I’d have to play through the original again just to be sure, but I’m pretty sure that Life is Strange: Before the Storm may be even better than the first Life is Strange.
That’s a pretty bold statement to make, especially from me, who absolutely loved Dontnod’s Life is Strange. With this prequel being from a developer new to the series, Deck Nine, I was sceptical; it’s always tricky for a second developer to try and follow in someone else’s footsteps. Thankfully, the team has done an incredible job, with Before the Storm being faithful to Dontnod’s vision of Arcadia Bay in pretty much every way, building on — and in some instances, improving — the characters and the world we fell in love with back in 2015.
There are spoilers for the original Life is Strange below, so read at your peril. I’ve tried my best to avoid any major spoilers for Before the Storm!
Before the Storm is set three years before the events of Life is Strange. Our main protagonist this time is Chloe. Younger than the last time we met her, Chloe’s attitude to life is familiar, but we see a different side to her character this time. She’s not all spunk; she’s much more vulnerable here, and the scars from her dad’s death are much more visible.
Chloe was arguably the more interesting character in Life is Strange; Max may have been our protagonist, and she may have been the one with the supernatural powers, but Chloe’s brash personality often overshadowed Max’s agreeable nature and somewhat plain exterior. Focusing completely on Chloe, then, was a great choice for the prequel. We had a lot of questions about her past after playing through Life is Strange, and Before the Storm intends to answer them with as much care as possible.
The first chapter, Awake, reintroduces us to Chloe along with plenty of other familiar faces and locations. There’s of course Joyce, Chloe’s Mother, and David, Joyce’s boyfriend. The familiar halls of Blackwell Academy are filled with faces we’ll recognise, too, from the detestable Victoria Chase to Ms. Grant, the science teacher. The most important character we meet again though is one who takes centre stage alongside Chloe: Rachel Amber.
While Rachel didn’t exactly appear in Life is Strange, she was a major proponent to the story. In Before the Storm, she’s a key character; the main focus of episode one is on Chloe and Rachel’s relationship. We know from events in the previous game that the pair had been close, but we were never privy to much detail about their friendship. Now, we can finally see how important Rachel had been to Chloe – and vice versa.
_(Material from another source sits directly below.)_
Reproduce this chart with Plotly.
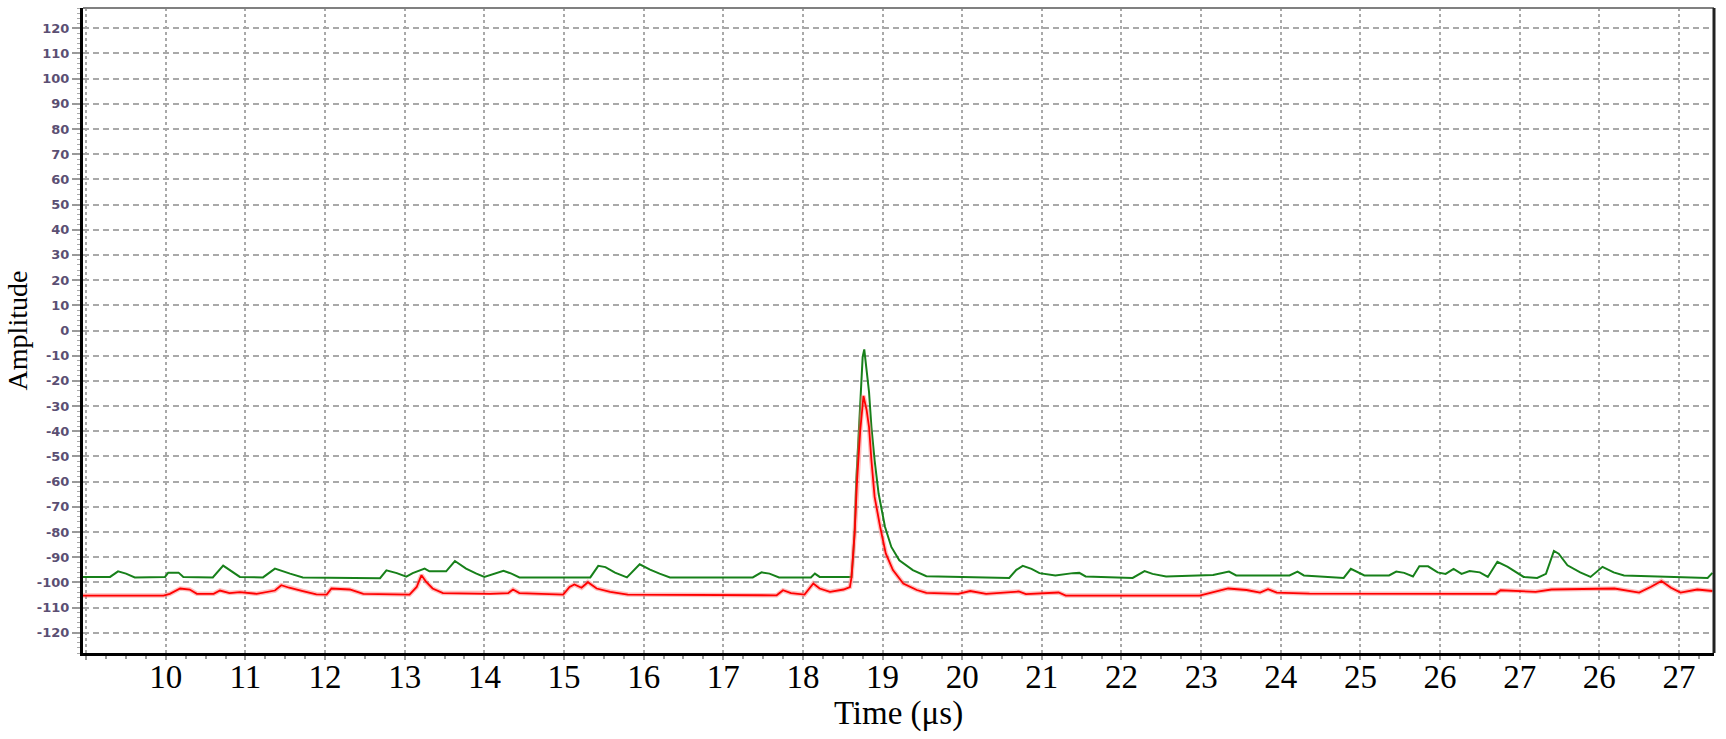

Their relationship is dealt with very delicately, and exactly how the two interact with each other is largely down to the decisions you make. There are clearly some romantic undertones, but whether you wish to act upon them or downplay them is entirely your call. The choices you make throughout the episode do greatly affect how the story plays out, so much so that certain choices can open up entirely new scenes. It’s enough to warrant a couple of playthroughs just to get the most out of the game.
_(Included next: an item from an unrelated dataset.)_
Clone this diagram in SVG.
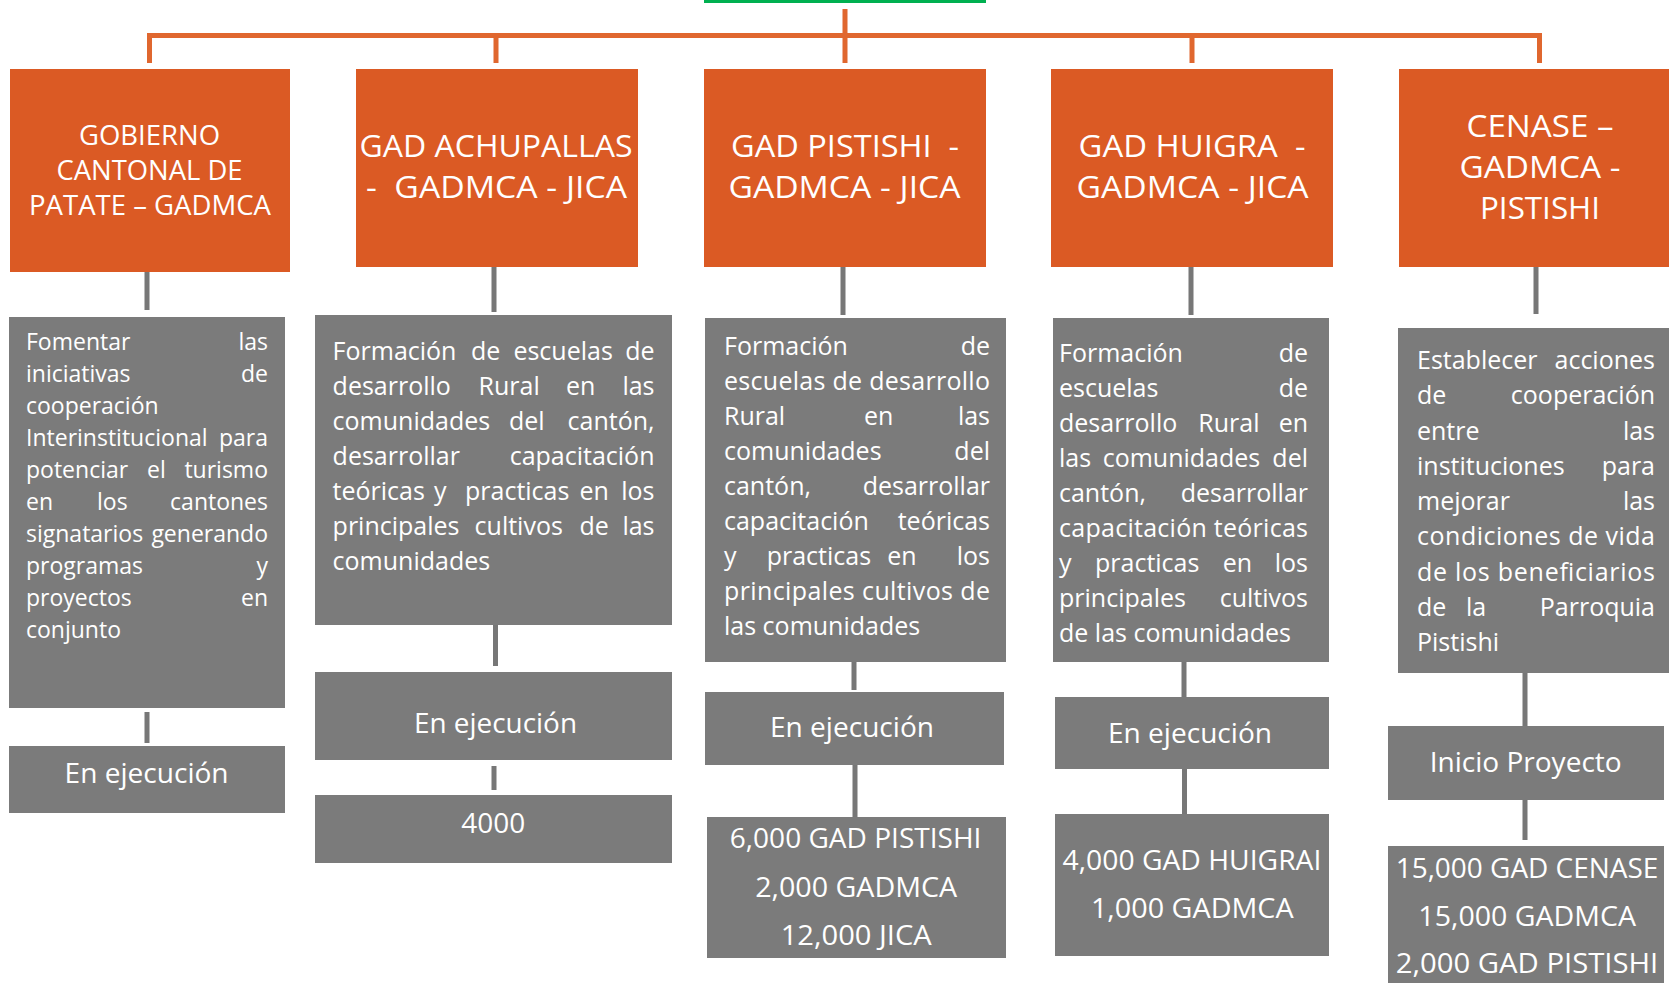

Despite having a cartoony veneer, Life is Strange: Before the Storm is one of the most believable, grounded-in-reality games that I’ve played in a long time. Sure, the original Life is Strange was too; even with Max’s time-controlling powers the characterisation was absolutely on-key, and pretty much every single character, no matter how major or minor, was in some way relatable. That feels even more so in Before the Storm. Emotions run high throughout the entire episode, and Chloe’s feelings — however extreme at times — are all incredibly relatable. We’ve all been teenagers; we can all remember how tough life was at times. Couple that with dealing with the grief of losing a parent — both parents, because Chloe also feels like she’s losing her mum to David — and those emotions are so palpable, you can almost feel them yourself.
Even though Before the Storm is a prequel, and therefore should technically stand on its own two feet separate from Life is Strange proper, I feel like you’d miss out on a great deal of the experience were you not already familiar with the characters and their stories. Despite Max not being present in Before the Storm, she’s still very much a key player in the story. She was, until recently, a major part in Chloe’s life, and as a result, Chloe still frequently references her missing best friend. A fantastic example of this is Chloe’s journal, which can be accessed at any time through the in-game menu. Every key event in the game gets journalled, in Chloe’s own words, but written as a letter to Max. It’s a great point of reference for everything that’s happened so far, and will be even more useful in the incoming chapters to refresh our memories.
There are a lot of great little touches like this. There’s also a character guide, where Chloe has written a page on each person who’s in some way important, and their relevance to her. It includes a lot of detail that adds an extra layer of depth to the story, so it’s worth diving into and spending a few minutes reading through everything. The gorgeous presentation complete with Chloe-style doodles means it’s a treat for the eyes, too.
As an introductory episode to a three-part series, Awake absolutely nails it. The action that takes place is pretty low-key — don’t run into Before the Storm expecting epic adventure sequences — but it’s a perfect return to Arcadia Bay. It focuses on the characters, and even though everything that happens here seems fairly small in the grand scheme of things, it really feels like something much bigger is looming. Deck Nine had some pretty big shoes to fill in taking over from Dontnod’s fantastic vision, but if this first episode is anything to go by, they’ve done it with flying colours.